Militant tendency

Yet another stint on yet another online forum (the shortest yet) has drawn to a close for me, as this time I made the discovery that people who loudly proclaim their dislike of Social Justice Warriors often do so because they are, at heart, deeply racist. That is probably not very surprising to anyone but me; actually, it isn’t entirely surprising even to me.

My mistake was kidding myself that my fellow posters’ fairly obvious opinions were mostly an ironic thumbing of the nose at political correctness, instead of just mostly their opinions. I signed up for making fun of impossibly purist lefty loonies, not to get mixed up with an equal and opposite set of loonies who either genuinely do like the idea of a coming racial war and would defend the Confederate flag to the last, or have spent so long joking about it that it’s now impossible to tell the joke from the reality.

Of course, the internet’s tendency to bring out the jerk (and the extremist) in everyone is well documented.
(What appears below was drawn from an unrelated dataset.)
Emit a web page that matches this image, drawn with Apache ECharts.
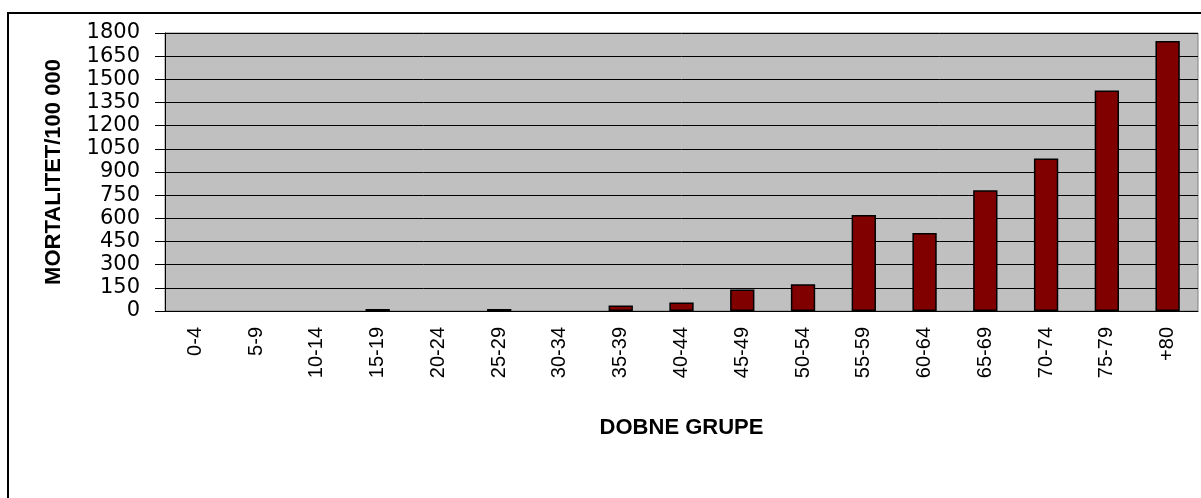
<!DOCTYPE html>
<html>
<head>
<meta charset="utf-8">
<script src="https://cdn.jsdelivr.net/npm/echarts@6/dist/echarts.min.js"></script>
<style>
  html, body { margin: 0; padding: 0; background: #fff; }
  #chart { width: 1201px; height: 498px; }
</style>
</head>
<body>
<div id="chart"></div>
<script>
// age groups and mortality per 100 000
var groups = ['0-4', '5-9', '10-14', '15-19', '20-24', '25-29', '30-34', '35-39', '40-44',
  '45-49', '50-54', '55-59', '60-64', '65-69', '70-74', '75-79', '+80'];
var mortality = [0, 0, 0, 13, 0, 13, 0, 35, 55, 140, 173, 622, 505, 782, 988, 1427, 1748];
var yTitle = 'MORTALITET/100 000';
var xTitle = 'DOBNE GRUPE';

var chart = echarts.init(document.getElementById('chart'));
var option = {
  animation: false,
  backgroundColor: '#fff',
  graphic: [{
    type: 'rect',
    shape: { x: 8, y: 13, width: 1400, height: 700 },
    style: { fill: null, stroke: '#000', lineWidth: 2 },
    z: -1
  }],
  grid: {
    left: 165,
    right: 3,
    top: 33,
    bottom: 187,
    show: true,
    backgroundColor: '#C0C0C0',
    borderColor: '#808080',
    borderWidth: 1
  },
  xAxis: {
    type: 'category',
    data: groups,
    name: xTitle,
    nameLocation: 'middle',
    nameGap: 106,
    nameTextStyle: { fontFamily: 'Liberation Sans', fontWeight: 'bold', fontSize: 22, color: '#000' },
    axisLine: { lineStyle: { color: '#000', width: 1 } },
    axisTick: { length: 6, lineStyle: { color: '#000' } },
    axisLabel: {
      rotate: 90,
      margin: 16,
      interval: 0,
      fontFamily: 'Liberation Sans',
      fontSize: 20,
      color: '#000'
    },
    splitLine: { show: false }
  },
  yAxis: {
    type: 'value',
    min: 0,
    max: 1800,
    interval: 150,
    name: yTitle,
    nameLocation: 'middle',
    nameRotate: 90,
    nameGap: 100,
    nameTextStyle: { fontFamily: 'Liberation Sans', fontWeight: 'bold', fontSize: 22, color: '#000' },
    axisLine: { show: true, lineStyle: { color: '#000', width: 1 } },
    axisTick: { show: true, length: 10, lineStyle: { color: '#000' } },
    axisLabel: {
      margin: 25,
      fontFamily: 'DejaVu Sans',
      fontSize: 21,
      color: '#000',
      formatter: function (v) { return String(v); }
    },
    splitLine: { show: true, lineStyle: { color: '#000', width: 1 } }
  },
  series: [{
    type: 'bar',
    // zero values are not drawn in the original
    data: mortality.map(function (v) { return v === 0 ? '-' : v; }),
    barWidth: '40%',
    itemStyle: { color: '#800000', borderColor: '#000', borderWidth: 1.5 }
  }]
};
chart.setOption(option);
</script>
</body>
</html>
Talk is cheap enough at the best of times; it’s particularly cheap when you’re posting in anonymity without too much risk of anyone significant in your life finding out. However, all of this isn’t purely an internet phenomenon. From Iraq to Tunisia to Nigeria to the White House to the streets of London, the past decade and a half has been the age of the militant – the person with a cause, to be proclaimed as loudly, uncompromisingly and humourlessly as possible in the face of the unbeliever, with words to be followed by action, sometimes violent and horrifying, sometimes lawful if a bit embarrassing, sometimes genuinely hilarious and pathetic.

Of course, “militant” in English has negative overtones, so they don’t all call themselves that. But whether they’re jihadis or activists, soldiers of Christ or patriots, secularists or anti-abortionists, neo-cons or Marxists, like Lord Kitchener, they want you in their army. They want you to be their supporter, soldier or ally. If you don’t want to be, you’re their enemy and God help you. If you do, God help you anyway, because what will follow is going to run the gamut from silly to crazy to outright insane and you can bet that, as in the Radiohead song “Karma Police”, even if you give all you can, it’s not enough.

Personally, I’m not interested in being militant about anything, except not being militant, and I’ve never really aspired to stand for much beyond basic human decency. I’m not a pacifist by any means; self-defence is fine with me, but I don’t want to be part of someone’s war on something, even their purely metaphorical war. Come the revolution (any revolution), I will be hiding under my bed and praying for the shooting to stop, and I advise anyone with any common sense and any knowledge of history at all to be doing the same.